It’s been a frustrating year for gas prices in Southern California (and California in general). While the rest of the country has been paying well under $3/gallon for gas, we’ve been dealing with prices that are around $4/gallon. Some of the so-called reasons for the price disparity are special gas formulations for California, refinery capacity issues, and shortage of raw materials for making California’s special gas.
Either way, it seemed like a good time to update my gas price vs oil price analysis to see if the current price of gas made sense given the drop in oil prices over the last year. Last summer, oil prices were around $100/barrel, and gas prices were around $3.60 – $3.70. This summer, oil prices have been hovering around $50/barrel. In year’s past, when oil has been this price, gas prices have been in the $2.20 – $2.30 range. How does this year compare?

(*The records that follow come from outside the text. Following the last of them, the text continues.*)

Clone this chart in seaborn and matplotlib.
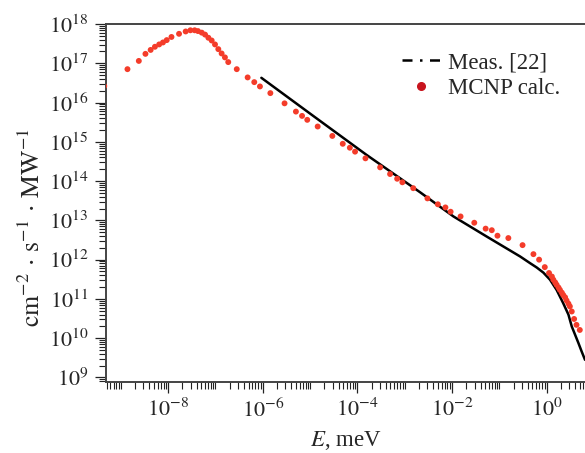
import numpy as np
import pandas as pd
import matplotlib
matplotlib.use("Agg")
import matplotlib.pyplot as plt
from matplotlib.lines import Line2D
from matplotlib.ticker import FixedLocator, FuncFormatter, NullFormatter
import seaborn as sns

# ---- data (log10 values) ----
mcnp_logE = [-9.35, -8.86, -8.62, -8.48, -8.37, -8.28, -8.19, -8.11, -8.03, -7.93,
             -7.77, -7.63, -7.53, -7.44, -7.37, -7.29, -7.22, -7.15, -7.08, -7.01,
             -6.94, -6.87, -6.80, -6.73, -6.55, -6.32, -6.18, -6.06, -5.84, -5.54,
             -5.30, -5.17, -5.06, -4.84, -4.53, -4.31, -4.16, -4.05, -3.83, -3.52,
             -3.31, -3.16, -3.05, -2.82, -2.52, -2.30, -2.14, -2.03, -1.82, -1.53,
             -1.29, -1.16, -1.04, -0.81, -0.51, -0.28, -0.16, -0.04, 0.05, 0.11,
             0.14, 0.18, 0.21, 0.25, 0.28, 0.32, 0.35, 0.39, 0.42, 0.46,
             0.49, 0.53, 0.58, 0.63, 0.70]
mcnp_logF = [16.42, 16.85, 17.06, 17.24, 17.34, 17.42, 17.48, 17.53, 17.59, 17.67,
             17.75, 17.81, 17.84, 17.84, 17.82, 17.78, 17.73, 17.65, 17.58, 17.48,
             17.36, 17.25, 17.15, 17.03, 16.85, 16.64, 16.52, 16.41, 16.24, 15.98,
             15.77, 15.66, 15.56, 15.39, 15.15, 14.95, 14.85, 14.75, 14.58, 14.35,
             14.18, 14.06, 13.97, 13.82, 13.56, 13.41, 13.33, 13.22, 13.10, 12.94,
             12.79, 12.75, 12.61, 12.55, 12.37, 12.14, 12.00, 11.81, 11.66, 11.57,
             11.49, 11.42, 11.36, 11.29, 11.23, 11.16, 11.10, 11.04, 10.96, 10.88,
             10.81, 10.68, 10.49, 10.34, 10.21]

meas_logE = [-6.03, -4.90, -3.81, -2.68, -1.97, -1.27, -0.56, -0.35, -0.21, -0.07,
             0.07, 0.21, 0.28, 0.35, 0.46, 0.53, 0.60, 0.67, 0.74, 0.81]
meas_logF = [16.63, 15.63, 14.67, 13.72, 13.10, 12.59, 12.08, 11.91, 11.80, 11.67,
             11.49, 11.23, 11.06, 10.89, 10.60, 10.30, 10.09, 9.88, 9.66, 9.45]

x_tick_exps = [-8, -6, -4, -2, 0]
y_tick_exps = [9, 10, 11, 12, 13, 14, 15, 16, 17, 18]
legend_labels = ["Meas. [22]", "MCNP calc."]

mcnp = pd.DataFrame({"E": np.power(10.0, mcnp_logE), "F": np.power(10.0, mcnp_logF)})
meas = pd.DataFrame({"E": np.power(10.0, meas_logE), "F": np.power(10.0, meas_logF)})

# ---- style ----
sns.set_style("ticks")
plt.rcParams["font.family"] = ["Liberation Serif", "DejaVu Serif"]
plt.rcParams["mathtext.fontset"] = "stix"

W, H = 585, 453
fig = plt.figure(figsize=(W / 100, H / 100), dpi=100)
ax = fig.add_axes([105.7 / W, 1 - 382 / H, (585 - 105.7) / W, (382 - 24) / H])

sns.lineplot(data=meas, x="E", y="F", ax=ax, color="black", lw=1.8,
             legend=False, sort=True, estimator=None)
sns.scatterplot(data=mcnp, x="E", y="F", ax=ax, color="#f43c2a", s=18,
                edgecolor="none", legend=False, zorder=3)

ax.set_xscale("log")
ax.set_yscale("log")
ax.set_xlim(10 ** -9.32, 10 ** 0.81)
ax.set_ylim(10 ** 8.885, 1e18)

ax.xaxis.set_major_locator(FixedLocator([10.0 ** e for e in x_tick_exps]))
ax.yaxis.set_major_locator(FixedLocator([10.0 ** e for e in y_tick_exps]))
fmt = FuncFormatter(lambda v, pos: r"$10^{%d}$" % int(round(np.log10(v))))
ax.xaxis.set_major_formatter(fmt)
ax.yaxis.set_major_formatter(fmt)

x_minor = [m * 10.0 ** d for d in range(-10, 1) for m in range(1, 10)
           if not (m == 1 and d in x_tick_exps)]
y_minor = [m * 10.0 ** d for d in range(8, 18) for m in range(2, 10)]
ax.xaxis.set_minor_locator(FixedLocator(x_minor))
ax.yaxis.set_minor_locator(FixedLocator(y_minor))
ax.xaxis.set_minor_formatter(NullFormatter())
ax.yaxis.set_minor_formatter(NullFormatter())

ax.tick_params(which="major", length=8, width=0.9, color="#222222",
               labelsize=16, direction="out")
ax.tick_params(axis="y", which="major", pad=4.5)
ax.tick_params(axis="x", which="major", pad=4)
ax.tick_params(which="minor", length=5, width=0.8, color="#222222", direction="out")

for s in ["left", "bottom", "top"]:
    ax.spines[s].set_linewidth(1.4)
    ax.spines[s].set_color("#444444")
ax.spines["right"].set_visible(False)

ax.set_xlabel("$E$, meV", fontsize=16.5, labelpad=5)
ax.set_ylabel(r"$\mathrm{cm}^{-2}\,\cdot\,\mathrm{s}^{-1}\,\cdot\,\mathrm{MW}^{-1}$",
              fontsize=18.5)
ax.yaxis.set_label_coords(-0.127, 0.43)

handles = [
    Line2D([], [], color="black", lw=1.8, linestyle=(0, (4, 3, 1, 3))),
    Line2D([], [], color="#c8141e", marker="o", linestyle="none", markersize=5.5),
]
ax.legend(handles, legend_labels, loc="upper left",
          bbox_to_anchor=(402 / W, 1 - 52 / H), bbox_transform=fig.transFigure,
          frameon=False, fontsize=16.5, handlelength=1.65, handletextpad=0.35,
          labelspacing=0.2, borderpad=0, borderaxespad=0)

fig.savefig("out.png", dpi=100)
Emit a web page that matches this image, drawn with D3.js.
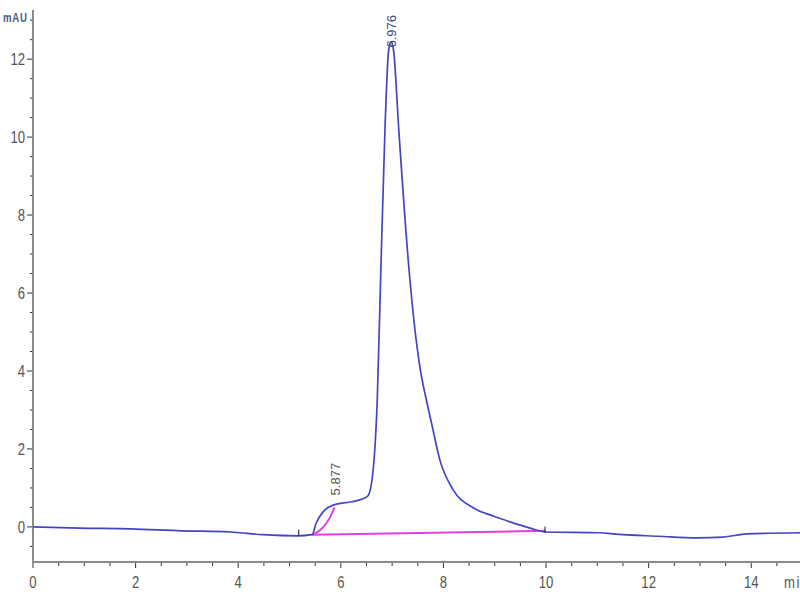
<!DOCTYPE html>
<html>
<head>
<meta charset="utf-8">
<script src="https://cdn.jsdelivr.net/npm/d3@7"></script>
<style>
  body { margin: 0; background: #fff; }
  svg { display: block; }
</style>
</head>
<body>
<div id="app"></div>
<script>
// Chromatogram trace (min, mAU)
const traceTime = [0, 0.9, 1.9, 2.9, 3.84, 4.48, 5.15, 5.44, 5.52, 5.65, 5.85, 6.18, 6.43, 6.53,
  6.63, 6.71, 6.78, 6.86, 6.93, 6.98, 7.03, 7.13, 7.33, 7.45, 7.56, 7.66, 7.77, 7.93, 8.19, 8.58, 8.97,
  9.3, 9.69, 9.98, 11.05, 11.3, 12.2, 12.94, 13.45, 13.92, 14.95];
const traceMAU = [0, -0.03, -0.05, -0.1, -0.13, -0.2, -0.23, -0.2, 0.1, 0.38, 0.56, 0.64, 0.72, 0.8,
  1.46, 3.26, 6.59, 10.18, 12.2, 12.45, 12.2, 10.18, 6.59, 5.0, 3.95, 3.3, 2.65, 1.72, 0.95, 0.49, 0.28,
  0.13, -0.03, -0.13, -0.15, -0.18, -0.24, -0.28, -0.26, -0.18, -0.15];

// Integration baseline and the small peak's split curve
const baseTime = [5.44, 9.98];
const baseMAU = [-0.2, -0.1];
const splitTime = [5.44, 5.6, 5.72, 5.8, 5.877];
const splitMAU = [-0.2, -0.08, 0.1, 0.27, 0.5];

// Peak labels and start/end markers
const peakTimes = [5.877, 6.976];
const peakMAU = [0.5, 12.45];
const markTimes = [5.18, 9.98];
const markMAU = [-0.2, -0.12];

const xTicks = [0, 2, 4, 6, 8, 10, 12, 14];
const yTicks = [0, 2, 4, 6, 8, 10, 12];

const width = 800;
const height = 600;
const axisColor = '#8a8a8a';
const labelColor = '#555';
const font = "'Liberation Sans', Arial, sans-serif";
const narrow = 0.82; // squeeze to look like Arial Narrow

const xScale = d3.scaleLinear().domain([0, 14.95]).range([33, 800]);
const yScale = d3.scaleLinear().domain([-0.9, 13.26]).range([562, 10]);

const svg = d3.select('#app')
  .append('svg')
  .attr('width', width)
  .attr('height', height);

// Minor ticks every 0.5
const xMinor = d3.range(0, 15, 0.5).filter((v) => v % 2 !== 0);
const yMinor = d3.range(-0.5, 13.5, 0.5).filter((v) => v % 2 !== 0);

const axes = svg.append('g').attr('id', 'axes');

axes.selectAll('.xminor')
  .data(xMinor)
  .join('line')
  .attr('x1', (d) => xScale(d))
  .attr('x2', (d) => xScale(d))
  .attr('y1', 562)
  .attr('y2', 566)
  .attr('stroke', '#333')
  .attr('stroke-width', 1);

axes.selectAll('.yminor')
  .data(yMinor)
  .join('line')
  .attr('x1', 30)
  .attr('x2', 33)
  .attr('y1', (d) => yScale(d))
  .attr('y2', (d) => yScale(d))
  .attr('stroke', '#333')
  .attr('stroke-width', 1);

// Major ticks with labels
axes.selectAll('.xmajor')
  .data(xTicks)
  .join('line')
  .attr('x1', (d) => xScale(d))
  .attr('x2', (d) => xScale(d))
  .attr('y1', 562)
  .attr('y2', 568)
  .attr('stroke', '#333')
  .attr('stroke-width', 1);

axes.selectAll('.ymajor')
  .data(yTicks)
  .join('line')
  .attr('x1', 27)
  .attr('x2', 33)
  .attr('y1', (d) => yScale(d))
  .attr('y2', (d) => yScale(d))
  .attr('stroke', '#333')
  .attr('stroke-width', 1);

axes.selectAll('.xlabel')
  .data(xTicks)
  .join('text')
  .attr('transform', (d) => `translate(${xScale(d)}, 588) scale(${narrow}, 1)`)
  .attr('text-anchor', 'middle')
  .attr('font-family', font)
  .attr('font-size', 16)
  .attr('fill', labelColor)
  .text((d) => d);

axes.selectAll('.ylabel')
  .data(yTicks)
  .join('text')
  .attr('transform', (d) => `translate(25, ${yScale(d) + 6}) scale(${narrow}, 1)`)
  .attr('text-anchor', 'end')
  .attr('font-family', font)
  .attr('font-size', 16)
  .attr('fill', labelColor)
  .text((d) => d);

// Axis lines
axes.append('line')
  .attr('x1', 33).attr('x2', 33)
  .attr('y1', 10).attr('y2', 563)
  .attr('stroke', axisColor)
  .attr('stroke-width', 2);
axes.append('line')
  .attr('x1', 32).attr('x2', 800)
  .attr('y1', 562).attr('y2', 562)
  .attr('stroke', axisColor)
  .attr('stroke-width', 2);

// Units
axes.append('text')
  .attr('transform', `translate(3, 22) scale(0.8, 1)`)
  .attr('font-family', font)
  .attr('font-size', 12)
  .attr('font-weight', 'bold')
  .attr('letter-spacing', 1)
  .attr('fill', '#4a5a78')
  .text('mAU');
axes.append('text')
  .attr('transform', `translate(784, 588) scale(${narrow}, 1)`)
  .attr('font-family', font)
  .attr('font-size', 16)
  .attr('letter-spacing', 2)
  .attr('fill', labelColor)
  .text('min');

const line = d3.line()
  .x((d) => xScale(d[0]))
  .y((d) => yScale(d[1]))
  .curve(d3.curveMonotoneX);

// Magenta baseline + split
svg.append('path')
  .datum(d3.zip(baseTime, baseMAU))
  .attr('d', d3.line().x((d) => xScale(d[0])).y((d) => yScale(d[1])))
  .attr('fill', 'none')
  .attr('stroke', '#e040e0')
  .attr('stroke-width', 2);
svg.append('path')
  .datum(d3.zip(splitTime, splitMAU))
  .attr('d', line)
  .attr('fill', 'none')
  .attr('stroke', '#e040e0')
  .attr('stroke-width', 2);

// Trace
svg.append('path')
  .datum(d3.zip(traceTime, traceMAU))
  .attr('d', line)
  .attr('fill', 'none')
  .attr('stroke', '#4444c4')
  .attr('stroke-width', 1.7);

// Start/end markers
svg.selectAll('.mark')
  .data(markTimes)
  .join('line')
  .attr('x1', (d) => xScale(d))
  .attr('x2', (d) => xScale(d))
  .attr('y1', (d, i) => yScale(markMAU[i]) - 5)
  .attr('y2', (d, i) => yScale(markMAU[i]) + 1)
  .attr('stroke', '#111')
  .attr('stroke-width', 1);

// Peak labels, rotated; the big one sits on top of the apex
svg.selectAll('.peaklabel')
  .data(peakTimes)
  .join('text')
  .attr('transform', (d, i) => `translate(${xScale(d) + 5}, ${yScale(peakMAU[i]) + (i === 1 ? 6 : -12)}) rotate(-90)`)
  .attr('font-family', font)
  .attr('font-size', 13)
  .attr('fill', (d, i) => (i === 1 ? '#3a4a80' : '#555'))
  .text((d) => d.toFixed(3));
</script>
</body>
</html>
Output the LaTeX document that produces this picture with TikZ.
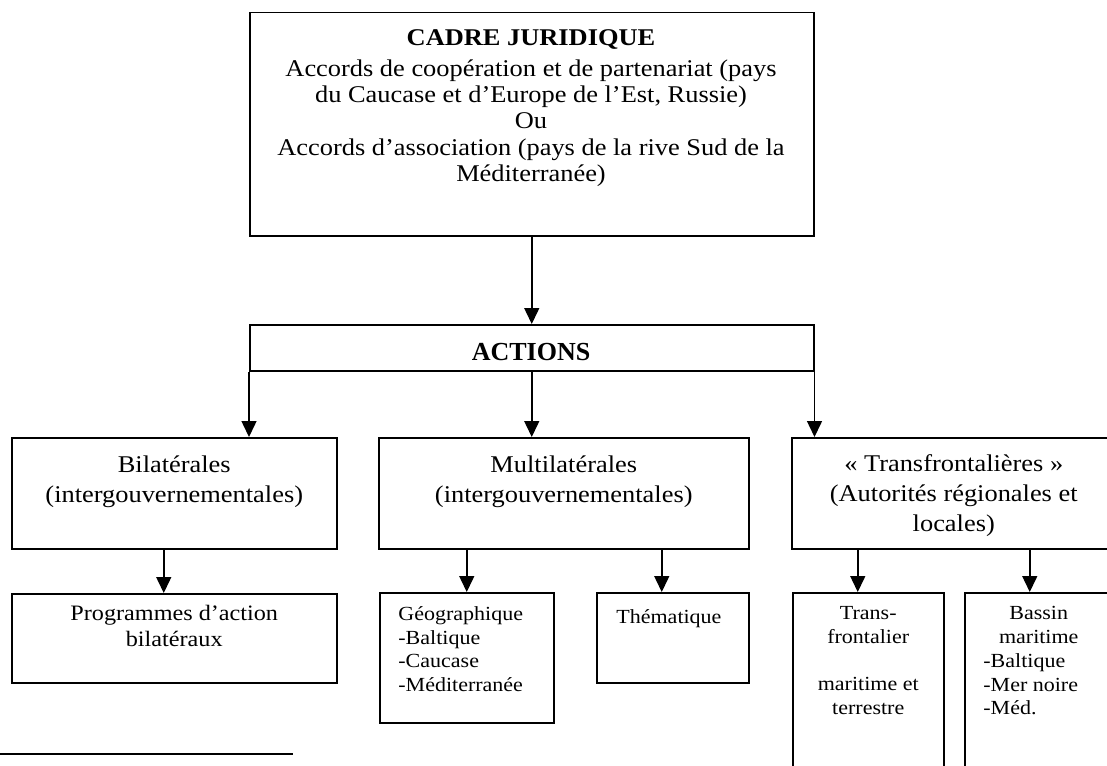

Over the period of time from January 2015 – May 2015, the refinery acquisition cost of oil ranged from $47 – $59. The price of gas during this time ranged from $2.12 – $2.72. While this year’s gas price range is about $0.20 – $0.30 higher than in year’s past, it’s not a huge difference. In other words, the price for most of the country is in line with what you’d expect when oil prices are around $50. However, here in California, something is definitely amiss. Prices are over $1 higher than the national average, and definitely much higher than the last time oil was at this price level. In fact, I wouldn’t be surprised if the average price in California is driving the $0.20 – $0.30 difference in the current price of gas vs oil.
Hopefully, relief is in sight. They keep saying that prices will come down once refinery capacity is brought back online and as typical supply and demand concepts take hold. In other words, if refiners can make more money by producing gas for California, it should create an increase in supplies which in turn should drive down prices.
I just hope that it happens soon. It would be great to take advantage of these low gas prices before the price of oil goes up again.
All of the data used to generate the above graph can be obtained from the U.S Energy Information Administration website. If you’d like to do your own comparison analysis, I used this data for gas prices, and this data for oil prices.